Beginning with the first line, set down every line through the one containing "b2 = ax.bar(x", exactly as it appears, but not the pictures.
Start of DATASET EXCERPT
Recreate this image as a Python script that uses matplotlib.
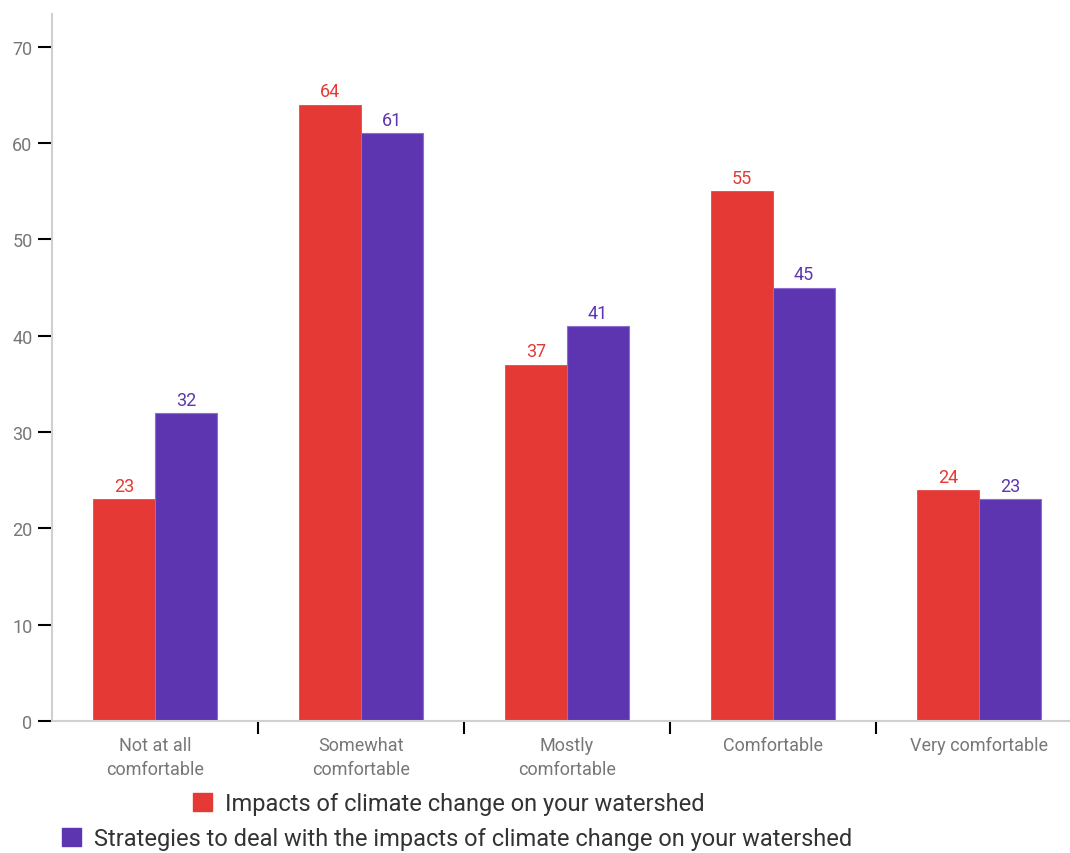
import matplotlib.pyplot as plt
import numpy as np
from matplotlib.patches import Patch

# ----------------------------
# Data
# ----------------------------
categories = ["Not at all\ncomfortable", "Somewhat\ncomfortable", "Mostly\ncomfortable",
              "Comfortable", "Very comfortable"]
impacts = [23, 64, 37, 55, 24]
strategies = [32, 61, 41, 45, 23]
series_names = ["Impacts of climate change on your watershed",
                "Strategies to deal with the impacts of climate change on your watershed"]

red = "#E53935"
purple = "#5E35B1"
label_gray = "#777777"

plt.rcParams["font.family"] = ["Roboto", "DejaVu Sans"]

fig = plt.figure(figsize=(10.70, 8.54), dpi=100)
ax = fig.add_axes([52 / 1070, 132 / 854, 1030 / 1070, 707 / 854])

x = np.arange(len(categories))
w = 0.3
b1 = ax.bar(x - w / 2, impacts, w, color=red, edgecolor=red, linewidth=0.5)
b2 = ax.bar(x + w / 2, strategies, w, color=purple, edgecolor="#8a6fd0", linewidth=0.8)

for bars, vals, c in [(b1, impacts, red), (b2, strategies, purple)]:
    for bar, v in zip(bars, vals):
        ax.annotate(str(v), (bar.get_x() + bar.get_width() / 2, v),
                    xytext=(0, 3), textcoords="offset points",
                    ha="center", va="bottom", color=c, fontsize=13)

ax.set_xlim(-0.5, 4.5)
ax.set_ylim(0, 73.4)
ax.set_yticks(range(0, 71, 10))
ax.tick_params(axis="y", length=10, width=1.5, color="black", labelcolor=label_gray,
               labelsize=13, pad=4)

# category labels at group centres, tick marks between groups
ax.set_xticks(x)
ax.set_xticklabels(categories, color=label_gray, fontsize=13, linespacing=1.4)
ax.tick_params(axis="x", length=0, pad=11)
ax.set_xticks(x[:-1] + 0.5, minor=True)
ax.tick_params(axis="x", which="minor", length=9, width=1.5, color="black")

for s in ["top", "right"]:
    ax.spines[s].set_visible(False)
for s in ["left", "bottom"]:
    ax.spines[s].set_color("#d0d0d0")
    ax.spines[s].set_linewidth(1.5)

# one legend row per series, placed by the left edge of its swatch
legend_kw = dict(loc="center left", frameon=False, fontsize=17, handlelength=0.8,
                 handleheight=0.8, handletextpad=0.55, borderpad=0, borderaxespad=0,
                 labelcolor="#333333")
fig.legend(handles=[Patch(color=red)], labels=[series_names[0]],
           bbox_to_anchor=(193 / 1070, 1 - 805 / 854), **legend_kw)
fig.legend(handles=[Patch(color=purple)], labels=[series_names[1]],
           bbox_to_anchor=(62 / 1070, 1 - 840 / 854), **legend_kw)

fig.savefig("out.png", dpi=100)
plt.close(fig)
End of DATASET EXCERPT
CORRECT ANSWER:
Recreate this image as a Python script that uses matplotlib.
import matplotlib.pyplot as plt
import numpy as np
from matplotlib.patches import Patch

# ----------------------------
# Data
# ----------------------------
categories = ["Not at all\ncomfortable", "Somewhat\ncomfortable", "Mostly\ncomfortable",
              "Comfortable", "Very comfortable"]
impacts = [23, 64, 37, 55, 24]
strategies = [32, 61, 41, 45, 23]
series_names = ["Impacts of climate change on your watershed",
                "Strategies to deal with the impacts of climate change on your watershed"]

red = "#E53935"
purple = "#5E35B1"
label_gray = "#777777"

plt.rcParams["font.family"] = ["Roboto", "DejaVu Sans"]

fig = plt.figure(figsize=(10.70, 8.54), dpi=100)
ax = fig.add_axes([52 / 1070, 132 / 854, 1030 / 1070, 707 / 854])

x = np.arange(len(categories))
w = 0.3
b1 = ax.bar(x - w / 2, impacts, w, color=red, edgecolor=red, linewidth=0.5)
b2 = ax.bar(x + w / 2, strategies, w, color=purple, edgecolor="#8a6fd0", linewidth=0.8)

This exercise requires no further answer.